*What to produce*
Copy every record below exactly.

*Part of a data file*
┄┄┄┄┄┄┄┄┄┄

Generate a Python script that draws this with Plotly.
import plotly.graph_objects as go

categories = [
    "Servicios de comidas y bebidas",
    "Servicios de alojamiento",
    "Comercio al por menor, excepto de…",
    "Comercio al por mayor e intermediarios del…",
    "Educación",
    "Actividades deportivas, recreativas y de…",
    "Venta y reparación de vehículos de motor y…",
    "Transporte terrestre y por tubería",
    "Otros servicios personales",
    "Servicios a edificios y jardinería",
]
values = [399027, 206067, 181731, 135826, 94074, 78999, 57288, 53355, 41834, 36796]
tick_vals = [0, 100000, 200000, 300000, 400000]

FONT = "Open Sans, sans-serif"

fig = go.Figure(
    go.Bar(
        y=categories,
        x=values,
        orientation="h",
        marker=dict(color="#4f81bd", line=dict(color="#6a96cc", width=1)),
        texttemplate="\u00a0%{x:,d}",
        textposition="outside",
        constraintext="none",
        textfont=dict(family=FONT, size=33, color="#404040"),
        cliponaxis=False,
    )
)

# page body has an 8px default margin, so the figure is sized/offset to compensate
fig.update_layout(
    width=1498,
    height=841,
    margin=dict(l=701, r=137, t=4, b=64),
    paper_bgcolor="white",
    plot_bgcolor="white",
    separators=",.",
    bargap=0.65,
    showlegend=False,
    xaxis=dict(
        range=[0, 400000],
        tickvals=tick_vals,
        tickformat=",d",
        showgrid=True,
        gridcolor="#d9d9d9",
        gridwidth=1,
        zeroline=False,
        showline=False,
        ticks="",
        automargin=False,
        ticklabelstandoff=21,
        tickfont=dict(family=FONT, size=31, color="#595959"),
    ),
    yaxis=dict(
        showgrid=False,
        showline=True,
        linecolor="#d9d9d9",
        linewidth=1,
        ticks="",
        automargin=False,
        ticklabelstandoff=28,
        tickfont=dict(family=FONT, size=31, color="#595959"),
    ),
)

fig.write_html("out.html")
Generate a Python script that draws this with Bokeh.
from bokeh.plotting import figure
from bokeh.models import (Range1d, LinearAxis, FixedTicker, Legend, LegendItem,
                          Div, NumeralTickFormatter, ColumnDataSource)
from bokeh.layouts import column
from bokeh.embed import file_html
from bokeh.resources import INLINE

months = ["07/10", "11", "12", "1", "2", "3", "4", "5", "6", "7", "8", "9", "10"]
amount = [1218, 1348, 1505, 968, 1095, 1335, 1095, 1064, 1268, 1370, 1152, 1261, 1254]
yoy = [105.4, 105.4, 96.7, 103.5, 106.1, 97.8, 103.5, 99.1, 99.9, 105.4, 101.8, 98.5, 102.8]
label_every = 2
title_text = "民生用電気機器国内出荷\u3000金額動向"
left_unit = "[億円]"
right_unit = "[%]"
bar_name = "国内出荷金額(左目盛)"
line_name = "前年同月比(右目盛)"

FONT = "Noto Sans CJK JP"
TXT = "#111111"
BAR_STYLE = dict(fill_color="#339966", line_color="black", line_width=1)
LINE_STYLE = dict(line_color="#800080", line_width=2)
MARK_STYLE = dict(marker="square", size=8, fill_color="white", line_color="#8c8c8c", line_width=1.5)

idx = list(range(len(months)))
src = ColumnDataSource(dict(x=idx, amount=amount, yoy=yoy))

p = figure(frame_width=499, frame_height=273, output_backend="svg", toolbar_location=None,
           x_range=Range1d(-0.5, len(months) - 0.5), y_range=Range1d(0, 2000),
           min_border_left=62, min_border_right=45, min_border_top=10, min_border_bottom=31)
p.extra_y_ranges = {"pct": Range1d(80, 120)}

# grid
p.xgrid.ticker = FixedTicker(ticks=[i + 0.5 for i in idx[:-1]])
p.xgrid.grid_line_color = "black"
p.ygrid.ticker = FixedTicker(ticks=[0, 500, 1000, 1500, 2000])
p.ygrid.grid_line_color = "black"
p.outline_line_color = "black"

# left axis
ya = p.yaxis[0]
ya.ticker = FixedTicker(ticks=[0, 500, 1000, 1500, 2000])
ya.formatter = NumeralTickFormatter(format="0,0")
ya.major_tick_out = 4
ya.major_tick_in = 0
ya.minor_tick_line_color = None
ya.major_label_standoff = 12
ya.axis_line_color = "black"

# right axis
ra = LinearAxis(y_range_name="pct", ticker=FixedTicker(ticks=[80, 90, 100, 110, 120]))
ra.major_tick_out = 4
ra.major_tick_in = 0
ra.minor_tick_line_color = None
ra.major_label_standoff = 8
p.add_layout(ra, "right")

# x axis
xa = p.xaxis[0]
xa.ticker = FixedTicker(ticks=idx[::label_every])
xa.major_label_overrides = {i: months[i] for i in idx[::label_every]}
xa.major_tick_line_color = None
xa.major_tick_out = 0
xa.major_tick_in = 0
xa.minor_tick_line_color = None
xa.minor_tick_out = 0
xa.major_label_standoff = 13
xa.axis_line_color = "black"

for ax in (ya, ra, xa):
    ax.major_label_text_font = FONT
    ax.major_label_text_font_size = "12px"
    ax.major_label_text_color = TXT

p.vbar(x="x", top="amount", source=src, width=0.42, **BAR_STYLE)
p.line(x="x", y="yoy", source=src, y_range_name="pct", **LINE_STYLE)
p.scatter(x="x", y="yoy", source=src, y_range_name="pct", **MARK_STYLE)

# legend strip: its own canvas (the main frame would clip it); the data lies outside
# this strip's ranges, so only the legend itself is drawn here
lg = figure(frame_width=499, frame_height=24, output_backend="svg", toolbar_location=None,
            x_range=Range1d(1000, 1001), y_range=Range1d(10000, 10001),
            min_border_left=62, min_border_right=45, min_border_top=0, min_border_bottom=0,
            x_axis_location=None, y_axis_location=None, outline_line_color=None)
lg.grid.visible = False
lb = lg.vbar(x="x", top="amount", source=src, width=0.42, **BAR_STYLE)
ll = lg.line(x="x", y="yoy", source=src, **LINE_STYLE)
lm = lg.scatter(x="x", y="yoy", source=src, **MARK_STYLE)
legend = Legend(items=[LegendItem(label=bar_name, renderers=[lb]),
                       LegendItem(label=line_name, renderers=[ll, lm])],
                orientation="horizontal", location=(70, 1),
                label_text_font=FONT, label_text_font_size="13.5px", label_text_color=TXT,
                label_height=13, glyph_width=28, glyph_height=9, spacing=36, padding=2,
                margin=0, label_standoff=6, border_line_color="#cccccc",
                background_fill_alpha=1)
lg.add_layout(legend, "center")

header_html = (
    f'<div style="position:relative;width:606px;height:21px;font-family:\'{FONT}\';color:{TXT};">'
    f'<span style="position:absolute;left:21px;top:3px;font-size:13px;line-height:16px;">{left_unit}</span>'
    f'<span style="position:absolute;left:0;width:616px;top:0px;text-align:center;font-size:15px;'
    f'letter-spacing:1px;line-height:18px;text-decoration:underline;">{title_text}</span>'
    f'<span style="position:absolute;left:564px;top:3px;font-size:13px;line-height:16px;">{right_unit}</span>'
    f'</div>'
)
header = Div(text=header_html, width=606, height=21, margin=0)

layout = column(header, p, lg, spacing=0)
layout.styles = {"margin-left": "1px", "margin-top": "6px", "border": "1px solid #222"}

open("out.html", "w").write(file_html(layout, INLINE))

┄┄┄┄┄┄┄┄┄┄

*Written solution*
Generate a Python script that draws this with Plotly.
import plotly.graph_objects as go

categories = [
    "Servicios de comidas y bebidas",
    "Servicios de alojamiento",
    "Comercio al por menor, excepto de…",
    "Comercio al por mayor e intermediarios del…",
    "Educación",
    "Actividades deportivas, recreativas y de…",
    "Venta y reparación de vehículos de motor y…",
    "Transporte terrestre y por tubería",
    "Otros servicios personales",
    "Servicios a edificios y jardinería",
]
values = [399027, 206067, 181731, 135826, 94074, 78999, 57288, 53355, 41834, 36796]
tick_vals = [0, 100000, 200000, 300000, 400000]

FONT = "Open Sans, sans-serif"

fig = go.Figure(
    go.Bar(
        y=categories,
        x=values,
        orientation="h",
        marker=dict(color="#4f81bd", line=dict(color="#6a96cc", width=1)),
        texttemplate="\u00a0%{x:,d}",
        textposition="outside",
        constraintext="none",
        textfont=dict(family=FONT, size=33, color="#404040"),
        cliponaxis=False,
    )
)

# page body has an 8px default margin, so the figure is sized/offset to compensate
fig.update_layout(
    width=1498,
    height=841,
    margin=dict(l=701, r=137, t=4, b=64),
    paper_bgcolor="white",
    plot_bgcolor="white",
    separators=",.",
    bargap=0.65,
    showlegend=False,
    xaxis=dict(
        range=[0, 400000],
        tickvals=tick_vals,
        tickformat=",d",
        showgrid=True,
        gridcolor="#d9d9d9",
        gridwidth=1,
        zeroline=False,
        showline=False,
        ticks="",
        automargin=False,
        ticklabelstandoff=21,
        tickfont=dict(family=FONT, size=31, color="#595959"),
    ),
    yaxis=dict(
        showgrid=False,
        showline=True,
        linecolor="#d9d9d9",
        linewidth=1,
        ticks="",
        automargin=False,
        ticklabelstandoff=28,
        tickfont=dict(family=FONT, size=31, color="#595959"),
    ),
)

fig.write_html("out.html")
Generate a Python script that draws this with Bokeh.
from bokeh.plotting import figure
from bokeh.models import (Range1d, LinearAxis, FixedTicker, Legend, LegendItem,
                          Div, NumeralTickFormatter, ColumnDataSource)
from bokeh.layouts import column
from bokeh.embed import file_html
from bokeh.resources import INLINE

months = ["07/10", "11", "12", "1", "2", "3", "4", "5", "6", "7", "8", "9", "10"]
amount = [1218, 1348, 1505, 968, 1095, 1335, 1095, 1064, 1268, 1370, 1152, 1261, 1254]
yoy = [105.4, 105.4, 96.7, 103.5, 106.1, 97.8, 103.5, 99.1, 99.9, 105.4, 101.8, 98.5, 102.8]
label_every = 2
title_text = "民生用電気機器国内出荷\u3000金額動向"
left_unit = "[億円]"
right_unit = "[%]"
bar_name = "国内出荷金額(左目盛)"
line_name = "前年同月比(右目盛)"

FONT = "Noto Sans CJK JP"
TXT = "#111111"
BAR_STYLE = dict(fill_color="#339966", line_color="black", line_width=1)
LINE_STYLE = dict(line_color="#800080", line_width=2)
MARK_STYLE = dict(marker="square", size=8, fill_color="white", line_color="#8c8c8c", line_width=1.5)

idx = list(range(len(months)))
src = ColumnDataSource(dict(x=idx, amount=amount, yoy=yoy))

p = figure(frame_width=499, frame_height=273, output_backend="svg", toolbar_location=None,
           x_range=Range1d(-0.5, len(months) - 0.5), y_range=Range1d(0, 2000),
           min_border_left=62, min_border_right=45, min_border_top=10, min_border_bottom=31)
p.extra_y_ranges = {"pct": Range1d(80, 120)}

# grid
p.xgrid.ticker = FixedTicker(ticks=[i + 0.5 for i in idx[:-1]])
p.xgrid.grid_line_color = "black"
p.ygrid.ticker = FixedTicker(ticks=[0, 500, 1000, 1500, 2000])
p.ygrid.grid_line_color = "black"
p.outline_line_color = "black"

# left axis
ya = p.yaxis[0]
ya.ticker = FixedTicker(ticks=[0, 500, 1000, 1500, 2000])
ya.formatter = NumeralTickFormatter(format="0,0")
ya.major_tick_out = 4
ya.major_tick_in = 0
ya.minor_tick_line_color = None
ya.major_label_standoff = 12
ya.axis_line_color = "black"

# right axis
ra = LinearAxis(y_range_name="pct", ticker=FixedTicker(ticks=[80, 90, 100, 110, 120]))
ra.major_tick_out = 4
ra.major_tick_in = 0
ra.minor_tick_line_color = None
ra.major_label_standoff = 8
p.add_layout(ra, "right")

# x axis
xa = p.xaxis[0]
xa.ticker = FixedTicker(ticks=idx[::label_every])
xa.major_label_overrides = {i: months[i] for i in idx[::label_every]}
xa.major_tick_line_color = None
xa.major_tick_out = 0
xa.major_tick_in = 0
xa.minor_tick_line_color = None
xa.minor_tick_out = 0
xa.major_label_standoff = 13
xa.axis_line_color = "black"

for ax in (ya, ra, xa):
    ax.major_label_text_font = FONT
    ax.major_label_text_font_size = "12px"
    ax.major_label_text_color = TXT

p.vbar(x="x", top="amount", source=src, width=0.42, **BAR_STYLE)
p.line(x="x", y="yoy", source=src, y_range_name="pct", **LINE_STYLE)
p.scatter(x="x", y="yoy", source=src, y_range_name="pct", **MARK_STYLE)

# legend strip: its own canvas (the main frame would clip it); the data lies outside
# this strip's ranges, so only the legend itself is drawn here
lg = figure(frame_width=499, frame_height=24, output_backend="svg", toolbar_location=None,
            x_range=Range1d(1000, 1001), y_range=Range1d(10000, 10001),
            min_border_left=62, min_border_right=45, min_border_top=0, min_border_bottom=0,
            x_axis_location=None, y_axis_location=None, outline_line_color=None)
lg.grid.visible = False
lb = lg.vbar(x="x", top="amount", source=src, width=0.42, **BAR_STYLE)
ll = lg.line(x="x", y="yoy", source=src, **LINE_STYLE)
lm = lg.scatter(x="x", y="yoy", source=src, **MARK_STYLE)
legend = Legend(items=[LegendItem(label=bar_name, renderers=[lb]),
                       LegendItem(label=line_name, renderers=[ll, lm])],
                orientation="horizontal", location=(70, 1),
                label_text_font=FONT, label_text_font_size="13.5px", label_text_color=TXT,
                label_height=13, glyph_width=28, glyph_height=9, spacing=36, padding=2,
                margin=0, label_standoff=6, border_line_color="#cccccc",
                background_fill_alpha=1)
lg.add_layout(legend, "center")

header_html = (
    f'<div style="position:relative;width:606px;height:21px;font-family:\'{FONT}\';color:{TXT};">'
    f'<span style="position:absolute;left:21px;top:3px;font-size:13px;line-height:16px;">{left_unit}</span>'
    f'<span style="position:absolute;left:0;width:616px;top:0px;text-align:center;font-size:15px;'
    f'letter-spacing:1px;line-height:18px;text-decoration:underline;">{title_text}</span>'
    f'<span style="position:absolute;left:564px;top:3px;font-size:13px;line-height:16px;">{right_unit}</span>'
    f'</div>'
)
header = Div(text=header_html, width=606, height=21, margin=0)

layout = column(header, p, lg, spacing=0)
layout.styles = {"margin-left": "1px", "margin-top": "6px", "border": "1px solid #222"}

open("out.html", "w").write(file_html(layout, INLINE))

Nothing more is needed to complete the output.